Exclusion of witnesses
An order of the court requiring all witnesses to remain outside the courtroom until each is called to testify, except the plaintiff or defendant. The witnesses are ordered not to discuss their testimony with each other and may be held in contempt if they violate the order.

Exclusionary rule
The rule preventing illegally obtained evidence to be used in any trial.

Exclusive
1) Computation of time. Shut out; not included. As when an act is to be done within a certain time, as ten days from a particular time, one day is to be included and the other excluded. 2) Rights. Debarring one from participating in a thing. An exclusive right or privilege, is one granted to a person to do a thing, and forbidding all others to do the same.
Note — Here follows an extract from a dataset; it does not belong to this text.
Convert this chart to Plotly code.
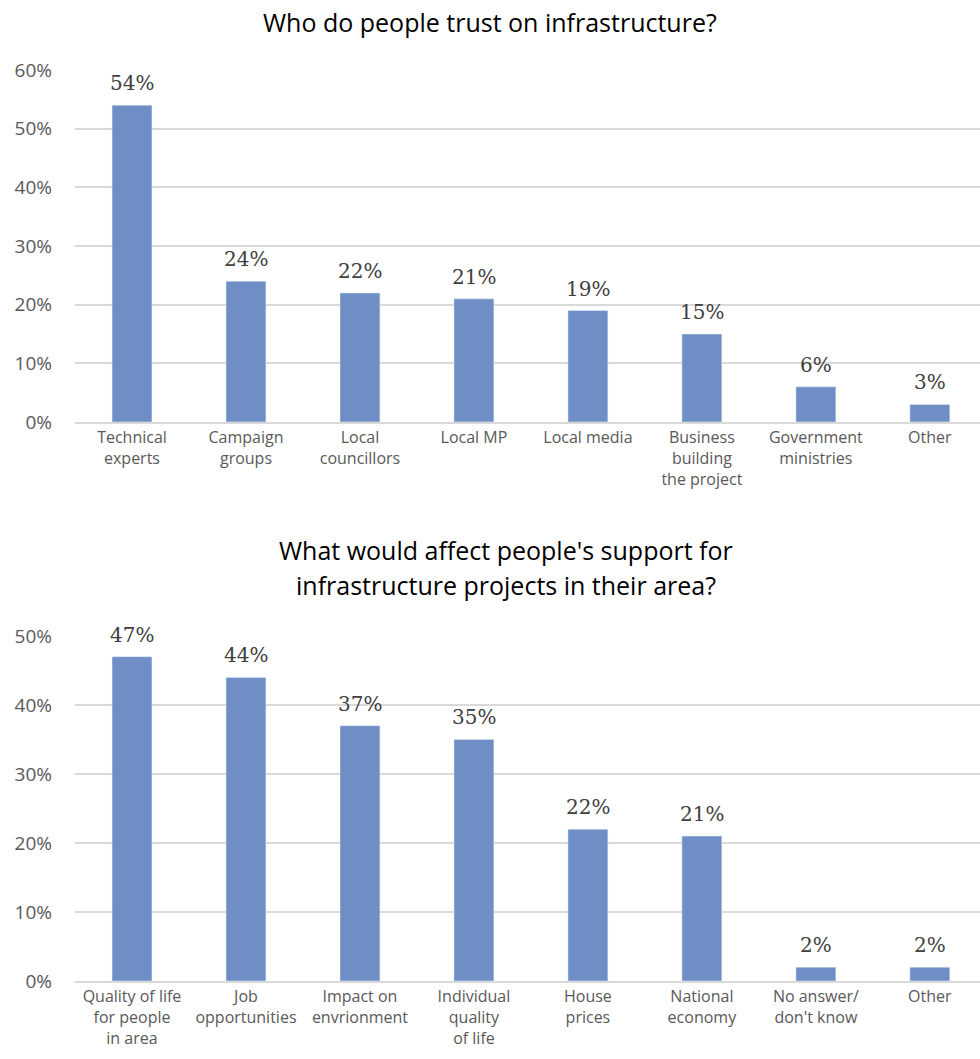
import plotly.graph_objects as go

# ---- data ----
trust_categories = ["Technical<br>experts", "Campaign<br>groups", "Local<br>councillors", "Local MP",
                    "Local media", "Business<br>building<br>the project", "Government<br>ministries", "Other"]
trust_values = [0.54, 0.24, 0.22, 0.21, 0.19, 0.15, 0.06, 0.03]

support_categories = ["Quality of life<br>for people<br>in area", "Job<br>opportunities", "Impact on<br>envrionment",
                      "Individual<br>quality<br>of life", "House<br>prices", "National<br>economy",
                      "No answer/<br>don't know", "Other"]
support_values = [0.47, 0.44, 0.37, 0.35, 0.22, 0.21, 0.02, 0.02]

title_top = "Who do people trust on infrastructure?"
title_bottom_lines = ["What would affect people's support for", "infrastructure projects in their area?"]

# ---- style ----
BAR = "#6F8EC6"
GRID = "#D9D9D9"
TICK = "#595959"
LABEL = "#404040"
SANS = "Open Sans"
SERIF = "DejaVu Serif"
W, H = 980, 1059

fig = go.Figure()
fig.add_trace(go.Bar(x=trust_categories, y=trust_values, marker_color=BAR, width=0.35,
                     xaxis="x", yaxis="y", hoverinfo="skip"))
fig.add_trace(go.Bar(x=support_categories, y=support_values, marker_color=BAR, width=0.35,
                     xaxis="x2", yaxis="y2", hoverinfo="skip"))

annotations = []
for cats, vals, xr, yr in [(trust_categories, trust_values, "x", "y"),
                           (support_categories, support_values, "x2", "y2")]:
    for c, v in zip(cats, vals):
        annotations.append(dict(x=c, y=v, xref=xr, yref=yr, text=f"{round(v*100)}%",
                                showarrow=False, yanchor="bottom", yshift=8,
                                font=dict(family=SERIF, size=20, color=LABEL)))

annotations.append(dict(x=0.5, y=1 - 22 / H, xref="paper", yref="paper", text=title_top,
                        showarrow=False, xanchor="center", yanchor="middle",
                        font=dict(family=SANS, size=25, color="#000000")))
for i, line in enumerate(title_bottom_lines):
    annotations.append(dict(x=506 / W, y=1 - (550 + 35 * i) / H, xref="paper", yref="paper", text=line,
                            showarrow=False, xanchor="center", yanchor="middle",
                            font=dict(family=SANS, size=25, color="#000000")))

xcommon = dict(domain=[75 / W, 1], range=[-0.5, 7.44], showgrid=False, showline=True,
               linecolor=GRID, linewidth=1.5, ticks="", automargin=False,
               tickfont=dict(family=SANS, size=16, color=TICK), ticklabelstandoff=0)
ycommon = dict(showgrid=True, gridcolor=GRID, gridwidth=1.5, zeroline=False, showline=False,
               tickformat=".0%", dtick=0.1, ticks="", automargin=False,
               tickfont=dict(family=SANS, size=19, color=TICK), ticklabelstandoff=22)

fig.update_layout(
    width=W, height=H, margin=dict(l=0, r=0, t=0, b=0),
    paper_bgcolor="white", plot_bgcolor="white", showlegend=False,
    xaxis=dict(**xcommon, anchor="y"),
    yaxis=dict(**ycommon, domain=[(H - 422) / H, (H - 70) / H], range=[0, 0.6], anchor="x"),
    xaxis2=dict(**xcommon, anchor="y2"),
    yaxis2=dict(**ycommon, domain=[(H - 981) / H, (H - 636) / H], range=[0, 0.5], anchor="x2"),
    annotations=annotations,
)

fig.write_html("out.html")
A patent right or copyright, are of this kind.

Exclusive and non-exclusive rights
The Copyright Act grants rights on an exclusive basis to the author or other holder, so that he or she has sole rights of use, but they can be transferred or licensed on an exclusive or non-exclusive basis.
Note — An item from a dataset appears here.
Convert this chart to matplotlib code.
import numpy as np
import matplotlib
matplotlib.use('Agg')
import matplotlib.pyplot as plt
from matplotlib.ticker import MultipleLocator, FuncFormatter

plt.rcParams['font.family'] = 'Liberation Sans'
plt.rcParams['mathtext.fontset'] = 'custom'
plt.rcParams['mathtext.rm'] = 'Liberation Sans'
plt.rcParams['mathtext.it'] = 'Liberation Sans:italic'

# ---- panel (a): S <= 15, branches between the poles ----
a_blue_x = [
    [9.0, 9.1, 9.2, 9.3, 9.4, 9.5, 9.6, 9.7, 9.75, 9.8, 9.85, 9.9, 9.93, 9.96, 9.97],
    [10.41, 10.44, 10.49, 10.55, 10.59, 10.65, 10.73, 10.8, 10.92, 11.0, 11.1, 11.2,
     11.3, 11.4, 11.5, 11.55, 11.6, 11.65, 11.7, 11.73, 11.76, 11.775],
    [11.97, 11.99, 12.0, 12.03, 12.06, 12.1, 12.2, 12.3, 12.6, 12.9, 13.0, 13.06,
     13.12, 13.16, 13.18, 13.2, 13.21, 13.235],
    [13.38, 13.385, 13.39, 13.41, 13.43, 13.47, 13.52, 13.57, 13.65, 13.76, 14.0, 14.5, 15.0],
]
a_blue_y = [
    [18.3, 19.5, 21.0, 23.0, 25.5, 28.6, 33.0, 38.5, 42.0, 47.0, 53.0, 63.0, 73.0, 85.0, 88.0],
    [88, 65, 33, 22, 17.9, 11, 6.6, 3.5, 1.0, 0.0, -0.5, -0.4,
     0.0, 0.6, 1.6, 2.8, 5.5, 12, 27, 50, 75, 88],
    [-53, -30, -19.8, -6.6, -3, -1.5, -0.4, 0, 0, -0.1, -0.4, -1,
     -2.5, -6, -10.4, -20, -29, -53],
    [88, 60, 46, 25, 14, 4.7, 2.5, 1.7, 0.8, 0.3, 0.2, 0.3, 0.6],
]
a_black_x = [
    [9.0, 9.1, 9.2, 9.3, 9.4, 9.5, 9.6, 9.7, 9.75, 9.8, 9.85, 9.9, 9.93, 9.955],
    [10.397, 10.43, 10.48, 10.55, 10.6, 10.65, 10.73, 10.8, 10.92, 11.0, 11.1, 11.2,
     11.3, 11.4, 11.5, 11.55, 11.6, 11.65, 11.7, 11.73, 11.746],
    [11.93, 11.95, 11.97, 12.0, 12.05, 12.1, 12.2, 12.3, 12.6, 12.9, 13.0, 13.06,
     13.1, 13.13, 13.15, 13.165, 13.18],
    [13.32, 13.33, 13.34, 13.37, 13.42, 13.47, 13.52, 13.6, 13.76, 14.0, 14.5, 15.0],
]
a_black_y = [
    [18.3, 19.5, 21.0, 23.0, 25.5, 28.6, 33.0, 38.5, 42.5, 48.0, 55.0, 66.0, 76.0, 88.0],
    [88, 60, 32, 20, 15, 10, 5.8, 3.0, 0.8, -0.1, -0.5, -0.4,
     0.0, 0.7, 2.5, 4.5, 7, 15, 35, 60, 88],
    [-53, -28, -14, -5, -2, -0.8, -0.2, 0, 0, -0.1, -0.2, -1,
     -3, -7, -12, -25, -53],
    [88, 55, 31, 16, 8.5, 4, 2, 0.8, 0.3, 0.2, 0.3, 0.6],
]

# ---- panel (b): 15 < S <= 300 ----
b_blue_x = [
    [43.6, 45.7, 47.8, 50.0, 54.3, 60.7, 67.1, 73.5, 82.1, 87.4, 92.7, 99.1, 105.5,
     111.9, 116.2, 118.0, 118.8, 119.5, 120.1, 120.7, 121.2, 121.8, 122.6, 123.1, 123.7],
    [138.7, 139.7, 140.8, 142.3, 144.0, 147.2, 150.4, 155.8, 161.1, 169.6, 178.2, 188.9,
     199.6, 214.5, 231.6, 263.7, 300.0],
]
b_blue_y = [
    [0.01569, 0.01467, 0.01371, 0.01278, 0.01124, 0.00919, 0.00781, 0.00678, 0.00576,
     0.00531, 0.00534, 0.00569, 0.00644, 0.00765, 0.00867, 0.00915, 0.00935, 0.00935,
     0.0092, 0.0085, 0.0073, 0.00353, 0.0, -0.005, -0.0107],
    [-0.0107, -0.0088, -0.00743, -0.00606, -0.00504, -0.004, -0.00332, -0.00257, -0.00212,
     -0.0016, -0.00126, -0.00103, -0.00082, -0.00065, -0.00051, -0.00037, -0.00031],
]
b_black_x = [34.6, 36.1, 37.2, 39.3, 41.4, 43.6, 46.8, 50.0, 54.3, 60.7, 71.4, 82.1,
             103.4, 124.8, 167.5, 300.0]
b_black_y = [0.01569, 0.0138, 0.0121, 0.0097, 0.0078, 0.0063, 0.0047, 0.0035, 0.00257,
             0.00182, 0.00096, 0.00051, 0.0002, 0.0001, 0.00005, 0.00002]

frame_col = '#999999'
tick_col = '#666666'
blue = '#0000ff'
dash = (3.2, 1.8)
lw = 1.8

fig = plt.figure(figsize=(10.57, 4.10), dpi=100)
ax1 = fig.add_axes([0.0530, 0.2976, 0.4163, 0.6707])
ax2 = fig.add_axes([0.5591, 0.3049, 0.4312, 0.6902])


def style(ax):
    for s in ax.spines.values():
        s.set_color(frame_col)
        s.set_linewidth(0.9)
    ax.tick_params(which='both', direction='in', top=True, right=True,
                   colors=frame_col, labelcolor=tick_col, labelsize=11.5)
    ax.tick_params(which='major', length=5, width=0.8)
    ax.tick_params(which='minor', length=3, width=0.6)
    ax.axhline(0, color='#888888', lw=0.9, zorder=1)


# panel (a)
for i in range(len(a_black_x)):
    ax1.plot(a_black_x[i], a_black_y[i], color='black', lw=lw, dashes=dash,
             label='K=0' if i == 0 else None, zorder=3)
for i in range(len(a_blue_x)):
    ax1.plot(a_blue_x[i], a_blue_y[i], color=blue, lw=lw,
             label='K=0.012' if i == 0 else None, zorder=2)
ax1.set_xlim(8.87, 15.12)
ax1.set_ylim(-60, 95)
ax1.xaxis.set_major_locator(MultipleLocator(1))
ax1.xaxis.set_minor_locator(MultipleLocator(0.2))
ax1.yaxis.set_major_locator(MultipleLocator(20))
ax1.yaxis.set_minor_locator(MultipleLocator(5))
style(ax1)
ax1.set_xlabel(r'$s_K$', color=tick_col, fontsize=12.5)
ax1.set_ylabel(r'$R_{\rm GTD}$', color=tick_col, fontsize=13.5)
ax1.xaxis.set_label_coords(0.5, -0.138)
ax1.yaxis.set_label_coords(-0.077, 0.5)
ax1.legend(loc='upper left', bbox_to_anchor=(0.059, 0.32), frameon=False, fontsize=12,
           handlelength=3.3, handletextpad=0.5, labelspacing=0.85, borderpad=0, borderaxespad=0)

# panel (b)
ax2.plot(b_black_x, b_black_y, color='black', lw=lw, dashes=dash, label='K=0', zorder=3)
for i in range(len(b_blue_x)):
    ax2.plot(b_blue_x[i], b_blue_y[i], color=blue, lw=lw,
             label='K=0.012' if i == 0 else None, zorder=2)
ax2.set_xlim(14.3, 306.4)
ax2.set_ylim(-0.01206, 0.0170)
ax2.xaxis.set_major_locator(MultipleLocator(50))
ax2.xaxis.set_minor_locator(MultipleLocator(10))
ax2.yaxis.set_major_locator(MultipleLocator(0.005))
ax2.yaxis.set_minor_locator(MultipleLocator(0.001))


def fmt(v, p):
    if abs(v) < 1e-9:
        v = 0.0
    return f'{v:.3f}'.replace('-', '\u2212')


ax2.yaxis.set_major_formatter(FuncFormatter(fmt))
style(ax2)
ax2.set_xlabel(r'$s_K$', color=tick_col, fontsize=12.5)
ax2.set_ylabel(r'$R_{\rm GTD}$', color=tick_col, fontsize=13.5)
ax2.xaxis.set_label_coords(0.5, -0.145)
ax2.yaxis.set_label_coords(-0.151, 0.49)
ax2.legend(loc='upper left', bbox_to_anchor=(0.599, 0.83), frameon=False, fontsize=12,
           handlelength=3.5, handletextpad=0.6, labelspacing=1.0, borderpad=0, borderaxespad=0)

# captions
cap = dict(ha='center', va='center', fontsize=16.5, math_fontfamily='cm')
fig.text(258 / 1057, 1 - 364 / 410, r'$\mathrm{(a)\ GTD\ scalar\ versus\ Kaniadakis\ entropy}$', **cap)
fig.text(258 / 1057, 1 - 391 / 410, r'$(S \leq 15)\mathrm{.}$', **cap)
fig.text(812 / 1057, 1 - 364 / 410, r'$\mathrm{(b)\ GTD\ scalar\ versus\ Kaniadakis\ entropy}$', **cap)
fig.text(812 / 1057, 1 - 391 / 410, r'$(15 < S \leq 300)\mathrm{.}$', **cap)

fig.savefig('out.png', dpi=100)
Excommunicatio capiendo, writ of

Exculpate
Something that excuses or justifies a wrong action.

Excusable homicide
Criminal law. The killing of a human being, when the party killing is not altogether free from blame, but the necessity which renders it excusable, may be said to be partly induce by his own act.

Exeat
Ecclesiastical law. This is a Latin term, which is used to express the written permission which a hishop gives to an ecclesiastic to exercise the functions of his ministry in another diocese.

Execute
To complete; to sign; to carry out according to its terms.

Executio non
These words occur in the stat.in the following connexion: Et...precipiatur vice comiti quod scire faciat parti... quod sit ad certum diem ostensura si quid sciat dicere quare hujustnodi irrotulata vel in fine contenta executionem habere non debeant. This statute is the origin of the scire facias post annum et diem quare executionem non. To a plea in bar to such a writ, the defendant should conclude that the plaintiff ought not to have or maintain his aforesaid execution thereof against him, which is called the executio non, as in other cases by actio non.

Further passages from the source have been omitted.